Extract only the first line of the listing and every line after it up to and including the one with "4.24, 4.08, 1.6];". Omit the pictures.

DATASET SECTION ::

-------------------------

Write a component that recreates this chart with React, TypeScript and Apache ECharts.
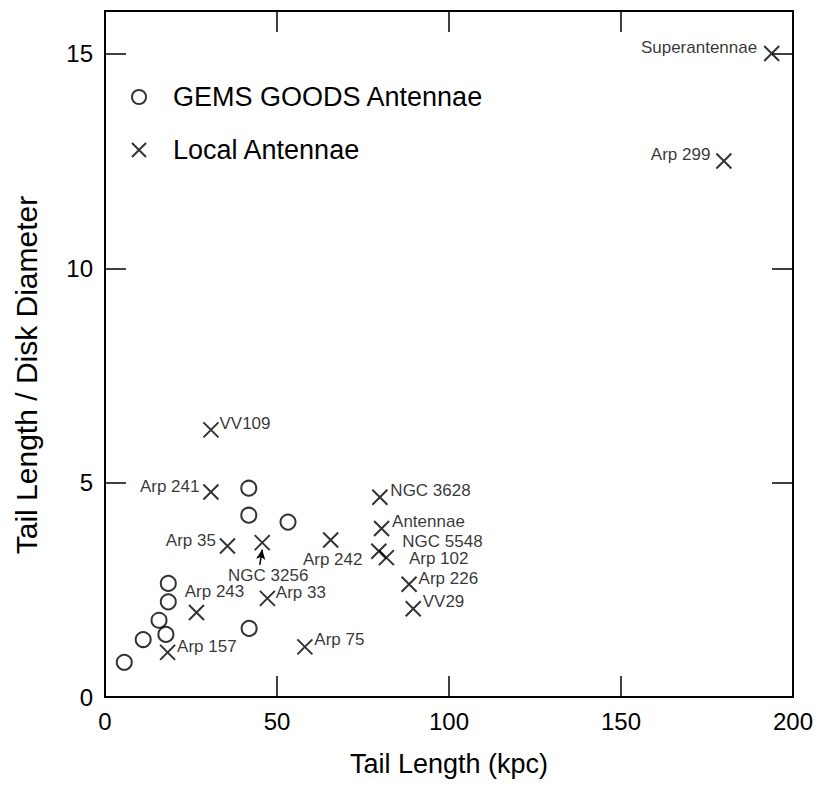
import React, { useEffect, useRef } from "react";
import * as echarts from "echarts";

// GEMS GOODS Antennae (tail length kpc, tail length / disk diameter)
const gemsX = [5.6, 11.1, 15.7, 17.7, 18.4, 18.4, 41.8, 41.8, 53.2, 41.9];
const gemsY = [0.81, 1.34, 1.79, 1.46, 2.22, 2.65, 4.87, 4.24, 4.08, 1.6];

// Local Antennae
const localNames = [
  "Superantennae", "Arp 299", "VV109", "Arp 241", "Arp 35", "NGC 3256", "Arp 243", "Arp 33", "Arp 157",
  "NGC 3628", "Antennae", "NGC 5548", "Arp 102", "Arp 242", "Arp 226", "VV29", "Arp 75",
];
const localX = [193.8, 179.9, 30.8, 30.8, 35.6, 45.7, 26.6, 47.2, 18.2, 79.9, 80.4, 79.6, 81.8, 65.6, 88.4, 89.6, 58.1];
const localY = [15.01, 12.5, 6.23, 4.78, 3.52, 3.6, 1.97, 2.3, 1.04, 4.66, 3.93, 3.4, 3.25, 3.66, 2.63, 2.06, 1.17];

// arrow pointing at NGC 3256 (data coords: from, to)
const arrowFrom = [45.0, 3.08];
const arrowTo = [45.7, 3.44];

const xTicks = { min: 0, max: 200, interval: 50 };
const yTicks = { min: 0, max: 16, interval: 5 };

// label placement (styles only)
const labelLayout: Record<string, { pos: string; off: [number, number] }> = {
  Superantennae: { pos: "left", off: [-6, -6] },
  "Arp 299": { pos: "left", off: [-5, -7] },
  VV109: { pos: "right", off: [0, -6] },
  "Arp 241": { pos: "left", off: [-3, -6] },
  "Arp 35": { pos: "left", off: [-3, -6] },
  "NGC 3256": { pos: "bottom", off: [6, 16] },
  "Arp 243": { pos: "top", off: [18, -4] },
  "Arp 33": { pos: "right", off: [0, -6] },
  "Arp 157": { pos: "right", off: [1, -6] },
  "NGC 3628": { pos: "right", off: [2, -7] },
  Antennae: { pos: "right", off: [2, -7] },
  "NGC 5548": { pos: "right", off: [15, -10] },
  "Arp 102": { pos: "right", off: [14, 1] },
  "Arp 242": { pos: "bottom", off: [2, 2] },
  "Arp 226": { pos: "right", off: [1, -6] },
  VV29: { pos: "right", off: [1, -7] },
  "Arp 75": { pos: "right", off: [1, -7] },
};

const FONT = "'Liberation Sans', Arial, Helvetica, sans-serif";
const CROSS = "path://M0,0L10,10M10,0L0,10";

export default function App() {
  const ref = useRef<HTMLDivElement>(null);
  useEffect(() => {
    document.body.style.margin = "0";
    if (!ref.current) return;
    const chart = echarts.init(ref.current, null, { renderer: "svg" });
    const hollow = { color: "rgba(0,0,0,0)", borderColor: "#000", borderWidth: 2 };
    const frame = { show: true, onZero: false, lineStyle: { color: "#000", width: 2 } };
    const tick = { show: true, inside: true, length: 21, lineStyle: { color: "#000", width: 1.5 } };
    const grid = { left: 105, right: 28, top: 11, bottom: 91 };
    chart.setOption({
      animation: false,
      backgroundColor: "#fff",
      textStyle: { fontFamily: FONT },
      grid,
      legend: {
        orient: "vertical",
        left: 131,
        top: 82,
        padding: 0,
        itemGap: 23,
        itemWidth: 14,
        itemHeight: 14,
        selectedMode: false,
        textStyle: { fontSize: 27, color: "#000", fontFamily: FONT, lineHeight: 30, padding: [0, 0, 0, 22] },
        data: [
          { name: "GEMS GOODS Antennae", icon: "circle", itemStyle: hollow },
          { name: "Local Antennae", icon: CROSS, itemStyle: hollow },
        ],
      },
      xAxis: [
        {
          type: "value", ...xTicks, position: "bottom",
          axisLine: frame, axisTick: tick, splitLine: { show: false },
          axisLabel: { fontSize: 24, color: "#000", margin: 12, fontFamily: FONT },
          name: "Tail Length (kpc)", nameLocation: "middle", nameGap: 53,
          nameTextStyle: { fontSize: 27, color: "#000", fontFamily: FONT },
        },
        {
          type: "value", ...xTicks, position: "top",
          axisLine: frame, axisTick: tick, splitLine: { show: false }, axisLabel: { show: false },
        },
      ],
      yAxis: [
        {
          type: "value", ...yTicks, position: "left",
          axisLine: frame, axisTick: tick, splitLine: { show: false },
          axisLabel: { fontSize: 24, color: "#000", margin: 12, fontFamily: FONT, showMaxLabel: false },
        },
        {
          type: "value", ...yTicks, position: "right",
          axisLine: frame, axisTick: tick, splitLine: { show: false }, axisLabel: { show: false },
        },
      ],
      graphic: [
        {
          type: "text",
          x: 26,
          y: 375,
          rotation: Math.PI / 2,
          style: {
            text: "Tail Length / Disk Diameter",
            fontSize: 30,
            fontFamily: FONT,
            fill: "#000",
            align: "center",
            verticalAlign: "middle",
          },
        },
      ],
      series: [
        {
          name: "GEMS GOODS Antennae",
          type: "scatter",
          symbol: "circle",
          symbolSize: 15,
          itemStyle: hollow,
          data: gemsX.map((x, i) => [x, gemsY[i]]),
        },
        {
          name: "Local Antennae",
          type: "scatter",
          symbol: CROSS,
          symbolSize: 15,
          itemStyle: hollow,
          data: localNames.map((n, i) => {
            const l = labelLayout[n];
            return {
              name: n,
              value: [localX[i], localY[i]],
              label: { position: l.pos, offset: l.off },
            };
          }),
          label: {
            show: true,
            formatter: "{b}",
            fontSize: 17,
            color: "#000",
            fontFamily: FONT,
            distance: 0,
          },
          markLine: {
            silent: true,
            animation: false,
            symbol: ["none", "arrow"],
            symbolSize: [7, 10],
            label: { show: false },
            lineStyle: { color: "#000", width: 1.5, type: "solid" },
            data: [[{ coord: arrowFrom }, { coord: arrowTo }]],
          },
        },
      ],
    });
    return () => chart.dispose();
  }, []);
  return <div ref={ref} style={{ width: 821, height: 788 }} />;
}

-------------------------

SOLUTION TO THE PROBLEM ::
Write a component that recreates this chart with React, TypeScript and Apache ECharts.
import React, { useEffect, useRef } from "react";
import * as echarts from "echarts";

// GEMS GOODS Antennae (tail length kpc, tail length / disk diameter)
const gemsX = [5.6, 11.1, 15.7, 17.7, 18.4, 18.4, 41.8, 41.8, 53.2, 41.9];
const gemsY = [0.81, 1.34, 1.79, 1.46, 2.22, 2.65, 4.87, 4.24, 4.08, 1.6];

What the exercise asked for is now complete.